» **RAW RECORDS**:
▼▼▼
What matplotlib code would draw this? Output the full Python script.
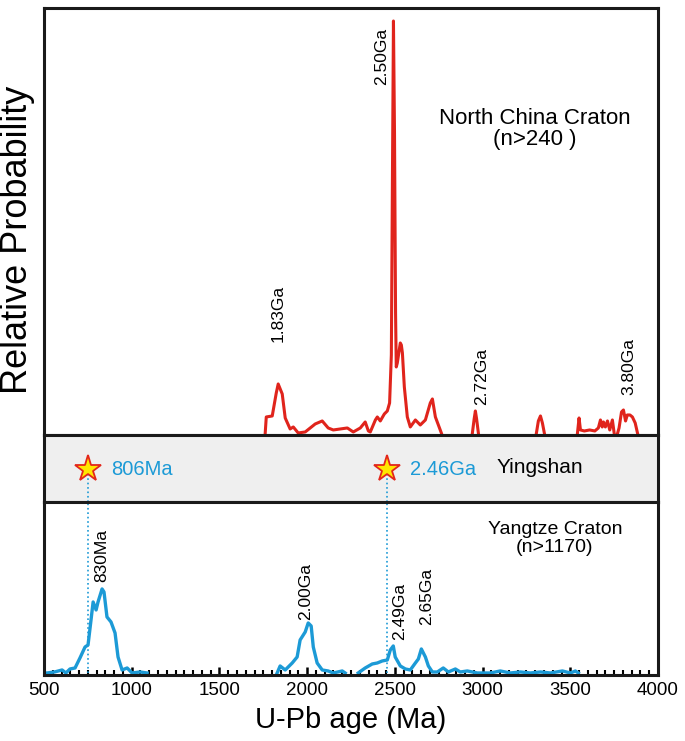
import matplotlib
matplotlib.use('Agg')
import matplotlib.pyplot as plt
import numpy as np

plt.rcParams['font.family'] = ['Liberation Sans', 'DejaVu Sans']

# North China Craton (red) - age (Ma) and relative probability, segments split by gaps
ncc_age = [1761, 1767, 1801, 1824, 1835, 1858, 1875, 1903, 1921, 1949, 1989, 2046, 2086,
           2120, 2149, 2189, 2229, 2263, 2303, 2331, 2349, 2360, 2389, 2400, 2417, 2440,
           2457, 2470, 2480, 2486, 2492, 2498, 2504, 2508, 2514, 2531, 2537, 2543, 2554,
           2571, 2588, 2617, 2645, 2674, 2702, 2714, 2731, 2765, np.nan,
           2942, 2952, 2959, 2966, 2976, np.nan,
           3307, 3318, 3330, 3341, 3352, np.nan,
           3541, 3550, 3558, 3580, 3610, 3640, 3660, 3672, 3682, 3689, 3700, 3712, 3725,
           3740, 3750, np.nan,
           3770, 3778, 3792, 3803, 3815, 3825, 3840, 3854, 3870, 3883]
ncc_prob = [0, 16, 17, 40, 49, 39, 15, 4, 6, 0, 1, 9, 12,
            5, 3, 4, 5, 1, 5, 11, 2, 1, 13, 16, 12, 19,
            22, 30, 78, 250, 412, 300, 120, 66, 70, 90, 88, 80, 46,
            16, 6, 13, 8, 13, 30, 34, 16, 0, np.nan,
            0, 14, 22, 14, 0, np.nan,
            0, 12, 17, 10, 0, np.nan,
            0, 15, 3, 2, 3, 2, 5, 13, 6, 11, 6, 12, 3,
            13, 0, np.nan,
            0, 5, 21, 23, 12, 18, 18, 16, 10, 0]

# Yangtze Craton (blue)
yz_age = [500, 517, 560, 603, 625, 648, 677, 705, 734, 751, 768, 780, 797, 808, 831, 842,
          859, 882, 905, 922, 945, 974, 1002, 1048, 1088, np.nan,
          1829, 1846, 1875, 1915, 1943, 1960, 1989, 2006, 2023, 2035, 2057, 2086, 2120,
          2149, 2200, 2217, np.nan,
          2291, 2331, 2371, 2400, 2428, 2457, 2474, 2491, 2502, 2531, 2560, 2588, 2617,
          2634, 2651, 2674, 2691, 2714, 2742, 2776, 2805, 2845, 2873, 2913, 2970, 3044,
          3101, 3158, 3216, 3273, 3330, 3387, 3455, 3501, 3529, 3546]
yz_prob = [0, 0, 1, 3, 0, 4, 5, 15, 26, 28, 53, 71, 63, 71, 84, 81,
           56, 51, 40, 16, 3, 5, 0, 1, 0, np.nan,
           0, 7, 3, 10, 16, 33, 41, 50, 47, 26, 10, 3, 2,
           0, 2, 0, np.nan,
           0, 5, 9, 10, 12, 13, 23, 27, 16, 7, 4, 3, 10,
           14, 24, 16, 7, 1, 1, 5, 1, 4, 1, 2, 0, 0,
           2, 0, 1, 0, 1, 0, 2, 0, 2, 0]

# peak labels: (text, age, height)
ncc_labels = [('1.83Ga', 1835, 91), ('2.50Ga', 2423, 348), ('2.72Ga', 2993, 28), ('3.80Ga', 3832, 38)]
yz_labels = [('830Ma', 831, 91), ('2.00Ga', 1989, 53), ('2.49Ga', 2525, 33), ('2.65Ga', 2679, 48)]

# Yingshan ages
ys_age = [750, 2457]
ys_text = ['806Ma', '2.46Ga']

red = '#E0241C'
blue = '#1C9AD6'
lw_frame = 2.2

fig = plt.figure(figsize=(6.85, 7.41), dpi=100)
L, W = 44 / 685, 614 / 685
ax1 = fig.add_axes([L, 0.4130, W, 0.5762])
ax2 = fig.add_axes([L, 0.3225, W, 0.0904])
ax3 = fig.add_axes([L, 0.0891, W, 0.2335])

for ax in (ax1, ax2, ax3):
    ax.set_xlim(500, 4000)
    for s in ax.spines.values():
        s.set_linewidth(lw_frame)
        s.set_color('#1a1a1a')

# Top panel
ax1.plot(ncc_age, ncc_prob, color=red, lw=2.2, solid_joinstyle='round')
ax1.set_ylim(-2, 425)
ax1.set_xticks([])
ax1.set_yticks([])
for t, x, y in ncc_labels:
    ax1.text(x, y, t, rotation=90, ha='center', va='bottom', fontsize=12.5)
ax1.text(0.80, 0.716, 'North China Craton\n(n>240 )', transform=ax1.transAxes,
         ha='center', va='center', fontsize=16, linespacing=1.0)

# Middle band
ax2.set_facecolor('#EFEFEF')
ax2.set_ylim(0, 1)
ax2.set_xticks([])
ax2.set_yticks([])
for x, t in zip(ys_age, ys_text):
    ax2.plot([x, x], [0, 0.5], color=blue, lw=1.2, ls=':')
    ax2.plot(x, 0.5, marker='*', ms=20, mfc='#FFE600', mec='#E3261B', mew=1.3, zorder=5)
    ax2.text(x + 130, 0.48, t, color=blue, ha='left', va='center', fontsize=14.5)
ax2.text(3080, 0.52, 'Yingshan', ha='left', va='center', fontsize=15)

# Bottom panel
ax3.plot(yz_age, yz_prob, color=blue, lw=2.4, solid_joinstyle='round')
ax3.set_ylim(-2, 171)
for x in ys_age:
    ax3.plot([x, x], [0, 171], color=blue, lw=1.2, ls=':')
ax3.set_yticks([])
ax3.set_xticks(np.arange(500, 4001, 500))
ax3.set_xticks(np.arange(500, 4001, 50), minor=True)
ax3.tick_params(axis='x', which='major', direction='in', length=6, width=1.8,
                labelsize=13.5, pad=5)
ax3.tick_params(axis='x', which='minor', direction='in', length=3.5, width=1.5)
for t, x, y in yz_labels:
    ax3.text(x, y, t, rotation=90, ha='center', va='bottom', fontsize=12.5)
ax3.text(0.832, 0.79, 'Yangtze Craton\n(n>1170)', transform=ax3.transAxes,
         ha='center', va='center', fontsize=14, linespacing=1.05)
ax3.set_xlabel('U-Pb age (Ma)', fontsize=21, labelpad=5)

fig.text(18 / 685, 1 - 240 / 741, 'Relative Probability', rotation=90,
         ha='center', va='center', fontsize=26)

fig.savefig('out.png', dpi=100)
▲▲▲
▼▼▼
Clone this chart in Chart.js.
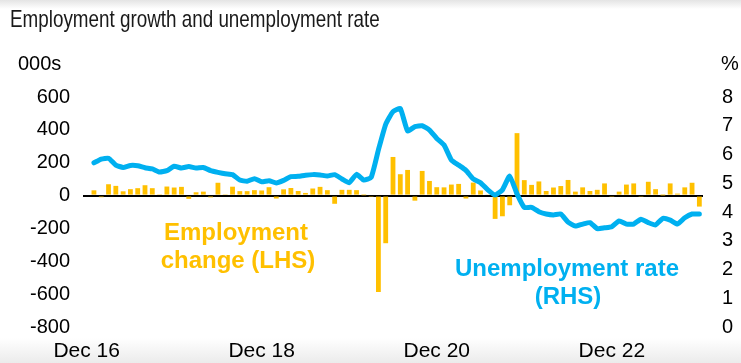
▲▲▲
Using the entries above, write out exactly the lines from the one with "What matplotlib code" through the one with "plt.rcParams['font.family'] = ['Liberation", ends included. Leave out any pictures.

What matplotlib code would draw this? Output the full Python script.
import matplotlib
matplotlib.use('Agg')
import matplotlib.pyplot as plt
import numpy as np

plt.rcParams['font.family'] = ['Liberation Sans', 'DejaVu Sans']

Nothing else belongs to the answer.